Things were changing, though. Other forms of music like reggae, funk, and disco were lighting us up again. Then punk burst on to the scene. You didn’t need to be a virtuoso musician, and the songs were short and intense.

Not just yet!

The concept album still had some life in it, and there were a couple of heavy hitters to come. In 1978, Richard Burton's silky baritone informed us, ''No one would have believed in the last years of the nineteenth century that this world was being watched.'' With that began the musical version of War of the Worlds. It sold 15 million copies worldwide.

Then in November 1979, Pink Floyd released The Wall. The album is included in Rolling Stone's Greatest Albums of All Time, sold 30 million copies, and is considered by many to be the best concept album ever.

Still going strong

Today, concept albums are often thought of as archaic.
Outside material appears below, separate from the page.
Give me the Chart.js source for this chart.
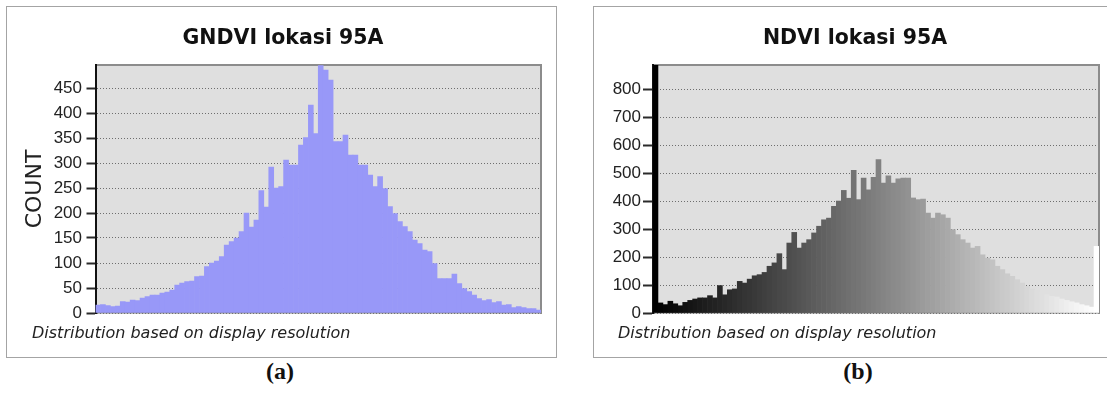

Films like Spinal Tap lampooning prog rock and the concept album, portraying them as pretentious, over-blown, and self-indulgent affairs, tend to be the way we look back at this period. Despite this, the concept album is still out there and is thriving. Hip hop and rap artists have used it to illustrate contemporary issues affecting young people today. According to music critic Ann Powers, hip hop and rap have “revitalized the concept album around autobiographical narratives and personal themes, such as intimacy, intersectionality, African-American life.” Past artists from Anton Vivaldi to Woodie Guthrie to Roger Waters to Jay-Z have all embraced the concept album. By the look of things, musicians will continue to do so.